Apple’s senior vice-president of software engineering, Craig Federighi has called the court order asking the Cupertino-tech giant to unlock a terrorist’s iPhone, as one that takes device security back in time.
Federighi in an op-ed for the Washington Post wrote, “FBI, Justice Department and others in law enforcement are pressing us to turn back the clock to a less-secure time and less-secure technologies. They have suggested that the safeguards of iOS 7 were good enough and that we should simply go back to the security standards of 2013.”
Apple’s senior VP added that going back to the security of iOS 7 is a bad idea as it has been since “been breached by hackers,” and that some of the hacking methods are now up for sale to attackers.
Federighi defended his company’s choice to protect their iPhone’s security, saying that a smartphone nowadays is connected with security of family and other colleagues.
His article says, “Our nation’s vital infrastructure — such as power grids and transportation hubs — becomes more vulnerable when individual devices get hacked.
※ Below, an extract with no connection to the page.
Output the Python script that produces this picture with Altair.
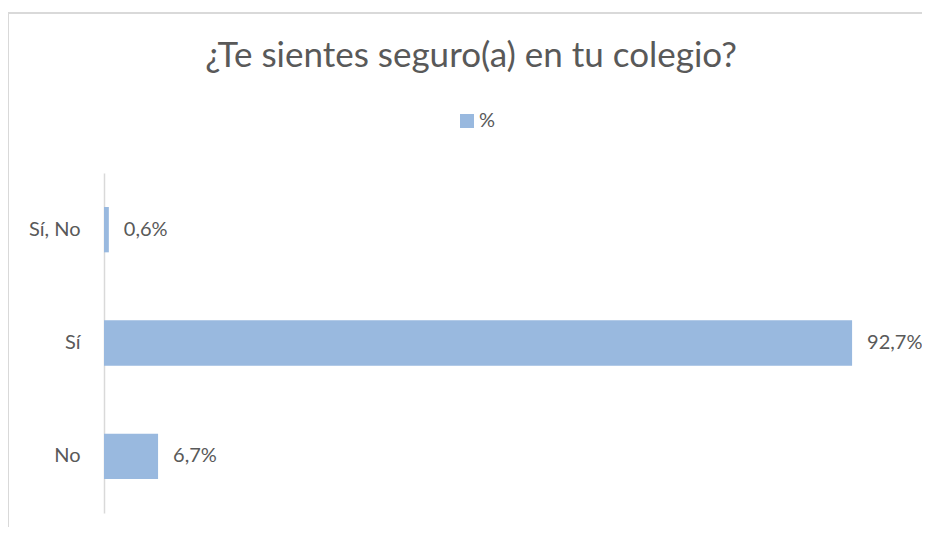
import altair as alt
import pandas as pd

categories = ["Sí, No", "Sí", "No"]
values = [0.6, 92.7, 6.7]
series_name = "%"
title_text = "¿Te sientes seguro(a) en tu colegio?"

BAR = "#99B9DF"
TXT = "#595959"
FONT = "Lato"

df = pd.DataFrame({
    "cat": categories,
    "val": values,
    "serie": [series_name] * len(categories),
    "lab": [f"{v:.1f}".replace(".", ",") + "%" for v in values],
})

y_enc = alt.Y("cat:N", sort=categories,
              scale=alt.Scale(paddingInner=0.6, paddingOuter=0.3),
              axis=alt.Axis(title=None, ticks=False, grid=False, domainColor="#d9d9d9",
                            domainWidth=1.5, labelFontSize=20, labelColor=TXT,
                            labelFont=FONT, labelFontWeight="normal", labelPadding=24))
x_enc = alt.X("val:Q", scale=alt.Scale(domain=[0, 100]), axis=None)

frame = pd.DataFrame({"a": [0]})
border_top = alt.Chart(frame).mark_rule(stroke="#d9d9d9", strokeWidth=2, clip=False).encode(
    x=alt.value(-96), x2=alt.value(900), y=alt.value(-160))
border_left = alt.Chart(frame).mark_rule(stroke="#d9d9d9", strokeWidth=2, clip=False).encode(
    x=alt.value(-96), y=alt.value(-161), y2=alt.value(420))

bars = alt.Chart(df).mark_bar(clip=False).encode(
    x=x_enc, y=y_enc,
    color=alt.Color("serie:N", scale=alt.Scale(domain=[series_name], range=[BAR]),
                    legend=alt.Legend(title=None, orient="none", legendX=353, legendY=-62,
                                      symbolType="square", symbolSize=196,
                                      symbolStrokeWidth=0, labelOffset=2,
                                      labelFontSize=20, labelColor=TXT, labelFont=FONT)),
)

labels = alt.Chart(df).mark_text(align="left", baseline="middle", dx=15, fontSize=20,
                                 color=TXT, font=FONT).encode(
    x=x_enc, y=alt.Y("cat:N", sort=categories), text="lab:N")

title = alt.Chart(pd.DataFrame({"t": [title_text]})).mark_text(
    align="center", baseline="alphabetic", fontSize=35, color=TXT, font=FONT, fontWeight="normal"
).encode(x=alt.value(367), y=alt.value(-106), text="t:N")

chart = alt.layer(border_top, border_left, bars, labels, title).properties(
    width=807, height=340,
    background="white",
    autosize=alt.AutoSizeParams(type="none"),
    padding={"left": 96, "top": 165, "right": 11, "bottom": 14},
).configure_view(stroke=None)

chart.save("out.html", embed_options={"renderer": "svg", "actions": False})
Criminals and terrorists who want to infiltrate systems and disrupt sensitive networks may start their attacks through access to just one person’s smartphone.”
But perhaps the crux of Federighi’s argument against the court order is this: that law enforcement agencies have admitted they want to apply this special software to “many iPhones,” which makes user privacy weaker.
In the end, he writes, “We cannot afford to fall behind those who would exploit technology in order to cause chaos. To slow our pace, or reverse our progress, puts everyone at risk.”
Federighi is the second top Apple executive to have spoken out on the issue. Apple CEO Tim Cook penned a long letter to their customers as soon as the order was given, calling it a dangerous precedent, and explained why the company will resist it.
Cook’s letter said, “Rather than asking for legislative action through Congress, the FBI is proposing an unprecedented use of the All Writs Act of 1789 to justify an expansion of its authority. The government would have us remove security features and add new capabilities to the operating system, allowing a passcode to be input electronically. This would make it easier to unlock an iPhone by “brute force,” trying thousands or millions of combinations with the speed of a modern computer.”
It says that the implications of such a demand are “chilling.” The letter reads, “If the government can use the All Writs Act to make it easier to unlock your iPhone, it would have the power to reach into anyone’s device to capture their data. The government could extend this breach of privacy and demand that Apple build surveillance software to intercept your messages, access your health records or financial data, track your location, or even access your phone’s microphone or camera without your knowledge.”
Cook has defended the decision as the right thing to do. Apple and FBI then squared off in front of a Congressional panel on the issue.
Apple’s lawyer Bruce Sewell, told the panel, “This is not about the San Bernardino case. This is about the safety and security of every iPhone that is in use today.”
More on Congress panel: iPhone encryption: Apple lawyer, FBI director take battle to Congress
Apple has found support from other top players in Silicon Valley. Google, Facebook, Microsoft, Amazon, Yahoo and ten other companies filed briefs saying that, “the government’s position, if it prevails, will undermine the security of America’s most sensitive data, and that the law does not allow federal agents to conscript companies into defeating their own security safeguards and product designs.”